Data entries:
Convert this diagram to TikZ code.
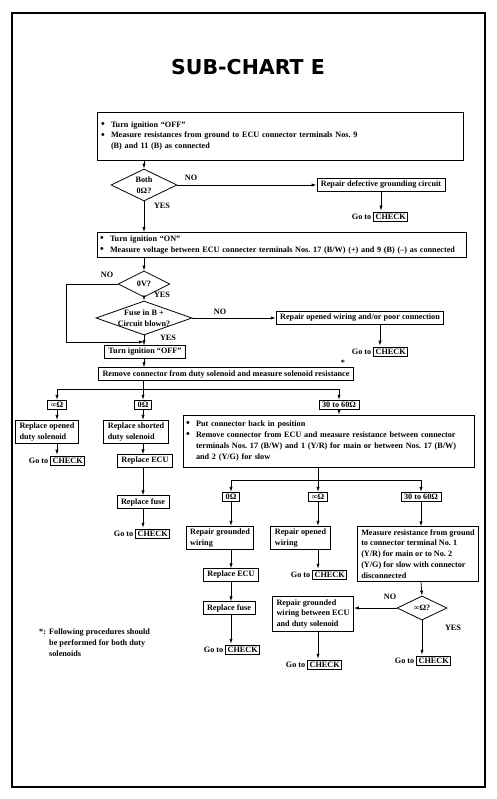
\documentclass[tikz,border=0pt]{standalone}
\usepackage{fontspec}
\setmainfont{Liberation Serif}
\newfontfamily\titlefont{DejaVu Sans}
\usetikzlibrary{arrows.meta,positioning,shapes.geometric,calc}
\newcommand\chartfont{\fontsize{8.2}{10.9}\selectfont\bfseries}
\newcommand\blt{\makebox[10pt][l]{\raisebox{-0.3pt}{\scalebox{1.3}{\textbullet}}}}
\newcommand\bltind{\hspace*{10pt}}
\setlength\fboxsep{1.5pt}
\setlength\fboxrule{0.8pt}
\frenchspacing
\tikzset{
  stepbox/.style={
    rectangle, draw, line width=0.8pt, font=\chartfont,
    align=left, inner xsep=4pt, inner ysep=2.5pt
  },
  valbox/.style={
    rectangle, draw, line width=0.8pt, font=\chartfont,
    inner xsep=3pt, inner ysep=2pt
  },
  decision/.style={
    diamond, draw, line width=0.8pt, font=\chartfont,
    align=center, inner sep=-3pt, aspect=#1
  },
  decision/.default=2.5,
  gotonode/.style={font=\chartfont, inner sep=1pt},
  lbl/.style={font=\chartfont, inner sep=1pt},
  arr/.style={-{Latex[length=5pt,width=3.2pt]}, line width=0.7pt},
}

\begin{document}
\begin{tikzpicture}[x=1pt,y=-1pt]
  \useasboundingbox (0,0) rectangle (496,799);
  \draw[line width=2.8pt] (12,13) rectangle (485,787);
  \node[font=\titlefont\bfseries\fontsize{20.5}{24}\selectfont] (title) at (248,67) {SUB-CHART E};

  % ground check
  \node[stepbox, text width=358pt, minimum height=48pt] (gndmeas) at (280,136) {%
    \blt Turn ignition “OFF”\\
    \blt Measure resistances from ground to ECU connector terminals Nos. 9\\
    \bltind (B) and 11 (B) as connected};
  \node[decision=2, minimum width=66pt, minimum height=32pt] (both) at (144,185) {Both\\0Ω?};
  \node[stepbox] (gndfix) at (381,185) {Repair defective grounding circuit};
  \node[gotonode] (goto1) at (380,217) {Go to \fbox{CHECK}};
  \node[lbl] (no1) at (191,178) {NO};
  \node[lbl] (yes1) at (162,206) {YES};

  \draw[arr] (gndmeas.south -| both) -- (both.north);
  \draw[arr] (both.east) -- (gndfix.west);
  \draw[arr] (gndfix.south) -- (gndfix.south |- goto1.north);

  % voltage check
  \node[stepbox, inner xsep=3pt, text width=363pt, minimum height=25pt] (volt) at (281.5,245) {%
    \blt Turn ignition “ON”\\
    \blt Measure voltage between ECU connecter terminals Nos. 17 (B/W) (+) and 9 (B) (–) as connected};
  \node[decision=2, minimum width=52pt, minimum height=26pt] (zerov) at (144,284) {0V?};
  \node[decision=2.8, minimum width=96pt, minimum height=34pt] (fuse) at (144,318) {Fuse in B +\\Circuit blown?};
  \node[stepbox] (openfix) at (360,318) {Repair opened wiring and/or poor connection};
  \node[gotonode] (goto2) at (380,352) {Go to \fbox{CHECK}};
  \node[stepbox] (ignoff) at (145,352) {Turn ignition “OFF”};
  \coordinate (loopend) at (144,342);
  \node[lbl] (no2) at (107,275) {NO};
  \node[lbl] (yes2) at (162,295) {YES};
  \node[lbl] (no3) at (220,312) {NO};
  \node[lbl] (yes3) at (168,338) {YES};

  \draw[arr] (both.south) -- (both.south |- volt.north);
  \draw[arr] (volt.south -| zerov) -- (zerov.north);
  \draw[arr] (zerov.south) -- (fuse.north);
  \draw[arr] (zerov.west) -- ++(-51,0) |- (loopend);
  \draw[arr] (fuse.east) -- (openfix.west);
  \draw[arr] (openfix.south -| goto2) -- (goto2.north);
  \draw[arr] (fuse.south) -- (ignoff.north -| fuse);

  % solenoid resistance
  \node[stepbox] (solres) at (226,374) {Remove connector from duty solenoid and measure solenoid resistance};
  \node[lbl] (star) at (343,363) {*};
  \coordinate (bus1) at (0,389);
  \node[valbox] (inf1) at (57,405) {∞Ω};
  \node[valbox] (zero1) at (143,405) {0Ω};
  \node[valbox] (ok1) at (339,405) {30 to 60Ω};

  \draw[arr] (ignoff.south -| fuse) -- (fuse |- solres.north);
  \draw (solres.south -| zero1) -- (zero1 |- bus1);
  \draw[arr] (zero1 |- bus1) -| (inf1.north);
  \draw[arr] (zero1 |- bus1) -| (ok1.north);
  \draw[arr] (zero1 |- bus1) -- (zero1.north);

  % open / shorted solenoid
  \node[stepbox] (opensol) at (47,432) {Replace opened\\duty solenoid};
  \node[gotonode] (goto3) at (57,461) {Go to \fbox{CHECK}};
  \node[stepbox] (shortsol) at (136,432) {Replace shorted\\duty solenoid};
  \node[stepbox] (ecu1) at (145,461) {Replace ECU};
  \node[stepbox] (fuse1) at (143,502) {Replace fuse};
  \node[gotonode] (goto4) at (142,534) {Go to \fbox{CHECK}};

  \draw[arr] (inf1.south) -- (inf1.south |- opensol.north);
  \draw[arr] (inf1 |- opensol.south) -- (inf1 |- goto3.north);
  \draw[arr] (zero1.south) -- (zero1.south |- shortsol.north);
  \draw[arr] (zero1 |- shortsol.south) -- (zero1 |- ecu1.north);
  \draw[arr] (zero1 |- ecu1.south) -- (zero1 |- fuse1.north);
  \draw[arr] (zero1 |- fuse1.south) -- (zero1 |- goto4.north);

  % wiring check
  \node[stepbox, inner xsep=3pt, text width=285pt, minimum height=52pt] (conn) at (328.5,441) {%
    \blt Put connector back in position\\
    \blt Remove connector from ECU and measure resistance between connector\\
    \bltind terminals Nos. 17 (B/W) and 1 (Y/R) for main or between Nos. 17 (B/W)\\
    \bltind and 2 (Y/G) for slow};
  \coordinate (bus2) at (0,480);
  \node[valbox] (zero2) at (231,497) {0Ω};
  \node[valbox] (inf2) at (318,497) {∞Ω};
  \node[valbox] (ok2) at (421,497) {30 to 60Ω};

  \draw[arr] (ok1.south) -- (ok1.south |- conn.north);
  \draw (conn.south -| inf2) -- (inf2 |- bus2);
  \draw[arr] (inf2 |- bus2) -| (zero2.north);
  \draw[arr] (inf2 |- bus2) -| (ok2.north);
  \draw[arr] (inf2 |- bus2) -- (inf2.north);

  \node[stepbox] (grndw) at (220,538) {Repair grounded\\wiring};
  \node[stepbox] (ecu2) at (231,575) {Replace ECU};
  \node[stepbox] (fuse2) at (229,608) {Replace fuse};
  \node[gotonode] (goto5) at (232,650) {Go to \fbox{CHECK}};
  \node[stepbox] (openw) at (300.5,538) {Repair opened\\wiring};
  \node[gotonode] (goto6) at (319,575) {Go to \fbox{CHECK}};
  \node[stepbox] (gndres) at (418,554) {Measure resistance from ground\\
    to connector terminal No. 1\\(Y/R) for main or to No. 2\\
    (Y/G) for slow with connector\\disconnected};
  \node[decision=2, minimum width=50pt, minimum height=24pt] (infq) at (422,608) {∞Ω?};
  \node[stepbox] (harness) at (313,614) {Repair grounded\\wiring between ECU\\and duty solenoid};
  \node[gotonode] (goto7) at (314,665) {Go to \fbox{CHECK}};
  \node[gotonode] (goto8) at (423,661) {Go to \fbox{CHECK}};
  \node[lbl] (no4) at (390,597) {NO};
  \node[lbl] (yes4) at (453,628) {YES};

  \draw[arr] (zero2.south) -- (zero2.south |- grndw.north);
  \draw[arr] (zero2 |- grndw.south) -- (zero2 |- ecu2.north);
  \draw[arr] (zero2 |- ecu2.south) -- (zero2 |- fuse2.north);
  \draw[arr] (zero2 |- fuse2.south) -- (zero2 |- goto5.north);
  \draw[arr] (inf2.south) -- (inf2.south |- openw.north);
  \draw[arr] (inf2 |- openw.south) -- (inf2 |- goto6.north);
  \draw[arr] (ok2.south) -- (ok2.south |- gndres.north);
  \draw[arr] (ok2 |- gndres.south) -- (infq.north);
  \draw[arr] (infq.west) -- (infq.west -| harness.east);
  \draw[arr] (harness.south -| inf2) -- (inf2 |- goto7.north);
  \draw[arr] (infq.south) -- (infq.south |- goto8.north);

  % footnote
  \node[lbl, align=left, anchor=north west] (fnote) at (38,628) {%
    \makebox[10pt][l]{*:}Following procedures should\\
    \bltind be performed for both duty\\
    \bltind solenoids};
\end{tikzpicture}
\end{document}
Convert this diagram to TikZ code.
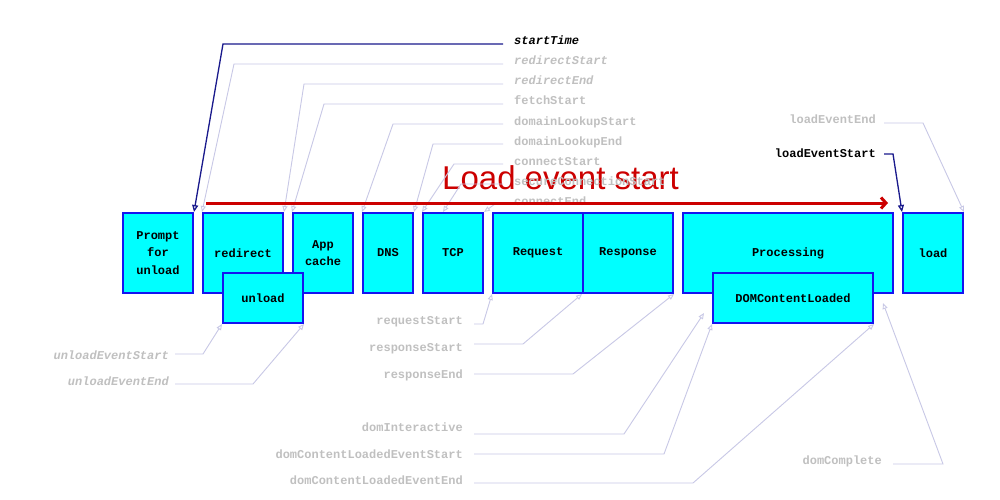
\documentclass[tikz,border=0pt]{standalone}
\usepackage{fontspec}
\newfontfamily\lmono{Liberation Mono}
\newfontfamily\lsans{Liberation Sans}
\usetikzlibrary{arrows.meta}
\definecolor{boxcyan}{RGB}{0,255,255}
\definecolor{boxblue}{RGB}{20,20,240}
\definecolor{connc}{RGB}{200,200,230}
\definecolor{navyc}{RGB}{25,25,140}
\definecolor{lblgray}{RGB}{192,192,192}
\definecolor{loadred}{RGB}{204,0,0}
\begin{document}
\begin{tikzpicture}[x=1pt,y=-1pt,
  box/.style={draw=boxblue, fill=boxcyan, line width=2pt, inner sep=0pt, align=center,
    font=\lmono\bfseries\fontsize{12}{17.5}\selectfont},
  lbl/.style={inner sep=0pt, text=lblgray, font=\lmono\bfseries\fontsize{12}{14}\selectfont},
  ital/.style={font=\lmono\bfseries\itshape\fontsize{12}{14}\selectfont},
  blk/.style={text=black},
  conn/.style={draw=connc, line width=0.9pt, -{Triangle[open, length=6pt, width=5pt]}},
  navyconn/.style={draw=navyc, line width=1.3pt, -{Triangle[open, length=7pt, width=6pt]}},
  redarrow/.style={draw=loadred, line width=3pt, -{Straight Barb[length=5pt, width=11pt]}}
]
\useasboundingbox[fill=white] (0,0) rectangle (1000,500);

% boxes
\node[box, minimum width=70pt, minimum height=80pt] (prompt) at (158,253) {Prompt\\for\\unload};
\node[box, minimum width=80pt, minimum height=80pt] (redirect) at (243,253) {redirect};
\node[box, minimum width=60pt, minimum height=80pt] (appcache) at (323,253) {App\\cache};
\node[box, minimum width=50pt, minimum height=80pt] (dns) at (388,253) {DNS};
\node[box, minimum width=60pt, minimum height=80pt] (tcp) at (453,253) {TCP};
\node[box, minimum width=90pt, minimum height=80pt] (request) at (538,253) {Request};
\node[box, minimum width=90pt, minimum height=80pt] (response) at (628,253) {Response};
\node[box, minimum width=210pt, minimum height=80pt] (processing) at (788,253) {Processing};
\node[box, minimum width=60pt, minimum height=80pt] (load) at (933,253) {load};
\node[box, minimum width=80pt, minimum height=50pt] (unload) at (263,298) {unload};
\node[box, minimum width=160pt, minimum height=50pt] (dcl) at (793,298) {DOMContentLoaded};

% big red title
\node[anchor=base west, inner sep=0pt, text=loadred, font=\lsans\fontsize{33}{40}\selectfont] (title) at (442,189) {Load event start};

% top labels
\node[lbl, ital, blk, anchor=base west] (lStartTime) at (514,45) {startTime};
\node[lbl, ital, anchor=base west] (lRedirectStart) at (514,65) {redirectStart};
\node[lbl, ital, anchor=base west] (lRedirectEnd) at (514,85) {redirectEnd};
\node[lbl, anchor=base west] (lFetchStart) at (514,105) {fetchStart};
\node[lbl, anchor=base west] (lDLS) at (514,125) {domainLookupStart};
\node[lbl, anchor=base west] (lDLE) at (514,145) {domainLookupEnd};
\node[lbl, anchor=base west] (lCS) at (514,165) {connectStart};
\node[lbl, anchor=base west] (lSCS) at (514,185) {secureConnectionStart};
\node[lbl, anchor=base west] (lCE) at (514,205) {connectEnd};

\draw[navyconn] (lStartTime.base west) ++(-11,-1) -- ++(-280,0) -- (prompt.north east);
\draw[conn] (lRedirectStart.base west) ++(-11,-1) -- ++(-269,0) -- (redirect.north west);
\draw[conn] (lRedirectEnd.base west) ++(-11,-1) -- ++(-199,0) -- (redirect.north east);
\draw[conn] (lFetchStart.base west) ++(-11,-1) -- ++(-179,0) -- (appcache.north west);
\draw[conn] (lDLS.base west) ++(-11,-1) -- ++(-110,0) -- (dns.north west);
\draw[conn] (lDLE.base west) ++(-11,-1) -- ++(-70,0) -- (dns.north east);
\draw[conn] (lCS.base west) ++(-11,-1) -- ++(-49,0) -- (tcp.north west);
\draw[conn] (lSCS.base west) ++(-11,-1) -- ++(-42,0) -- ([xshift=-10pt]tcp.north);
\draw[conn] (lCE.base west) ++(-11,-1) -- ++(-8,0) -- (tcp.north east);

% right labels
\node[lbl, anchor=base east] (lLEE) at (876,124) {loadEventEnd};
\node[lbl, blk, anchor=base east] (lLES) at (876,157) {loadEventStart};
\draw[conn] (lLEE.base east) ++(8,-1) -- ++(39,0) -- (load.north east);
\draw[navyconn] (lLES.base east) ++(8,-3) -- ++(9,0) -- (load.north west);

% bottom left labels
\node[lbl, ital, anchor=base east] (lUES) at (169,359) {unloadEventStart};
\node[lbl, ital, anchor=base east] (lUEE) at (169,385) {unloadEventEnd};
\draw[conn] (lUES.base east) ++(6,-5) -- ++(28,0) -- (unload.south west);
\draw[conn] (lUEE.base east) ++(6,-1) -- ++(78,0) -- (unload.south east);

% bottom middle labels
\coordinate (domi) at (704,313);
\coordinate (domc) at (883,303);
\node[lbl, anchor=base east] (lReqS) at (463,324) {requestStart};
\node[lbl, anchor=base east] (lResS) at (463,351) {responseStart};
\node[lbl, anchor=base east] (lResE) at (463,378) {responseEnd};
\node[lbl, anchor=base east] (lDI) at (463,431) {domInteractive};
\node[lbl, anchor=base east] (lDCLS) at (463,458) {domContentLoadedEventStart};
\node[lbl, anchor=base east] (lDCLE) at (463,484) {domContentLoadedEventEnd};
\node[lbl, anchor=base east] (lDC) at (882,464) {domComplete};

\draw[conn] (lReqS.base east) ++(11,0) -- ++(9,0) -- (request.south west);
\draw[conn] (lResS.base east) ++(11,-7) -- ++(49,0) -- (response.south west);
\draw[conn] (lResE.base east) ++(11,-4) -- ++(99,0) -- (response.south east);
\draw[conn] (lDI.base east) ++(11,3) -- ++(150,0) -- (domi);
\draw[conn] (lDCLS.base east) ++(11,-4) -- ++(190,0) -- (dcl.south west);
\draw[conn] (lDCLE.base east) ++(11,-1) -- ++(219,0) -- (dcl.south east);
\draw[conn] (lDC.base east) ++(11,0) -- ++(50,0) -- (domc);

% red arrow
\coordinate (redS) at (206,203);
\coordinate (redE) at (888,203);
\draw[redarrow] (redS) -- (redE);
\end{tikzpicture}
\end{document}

> **CHALLENGE**:
The required output is the exact run of lines from the start of the records through the line containing "(title) at (248,67)", both ends included, with no pictures.

> **TASK RESPONSE**:
Convert this diagram to TikZ code.
\documentclass[tikz,border=0pt]{standalone}
\usepackage{fontspec}
\setmainfont{Liberation Serif}
\newfontfamily\titlefont{DejaVu Sans}
\usetikzlibrary{arrows.meta,positioning,shapes.geometric,calc}
\newcommand\chartfont{\fontsize{8.2}{10.9}\selectfont\bfseries}
\newcommand\blt{\makebox[10pt][l]{\raisebox{-0.3pt}{\scalebox{1.3}{\textbullet}}}}
\newcommand\bltind{\hspace*{10pt}}
\setlength\fboxsep{1.5pt}
\setlength\fboxrule{0.8pt}
\frenchspacing
\tikzset{
  stepbox/.style={
    rectangle, draw, line width=0.8pt, font=\chartfont,
    align=left, inner xsep=4pt, inner ysep=2.5pt
  },
  valbox/.style={
    rectangle, draw, line width=0.8pt, font=\chartfont,
    inner xsep=3pt, inner ysep=2pt
  },
  decision/.style={
    diamond, draw, line width=0.8pt, font=\chartfont,
    align=center, inner sep=-3pt, aspect=#1
  },
  decision/.default=2.5,
  gotonode/.style={font=\chartfont, inner sep=1pt},
  lbl/.style={font=\chartfont, inner sep=1pt},
  arr/.style={-{Latex[length=5pt,width=3.2pt]}, line width=0.7pt},
}

\begin{document}
\begin{tikzpicture}[x=1pt,y=-1pt]
  \useasboundingbox (0,0) rectangle (496,799);
  \draw[line width=2.8pt] (12,13) rectangle (485,787);
  \node[font=\titlefont\bfseries\fontsize{20.5}{24}\selectfont] (title) at (248,67) {SUB-CHART E};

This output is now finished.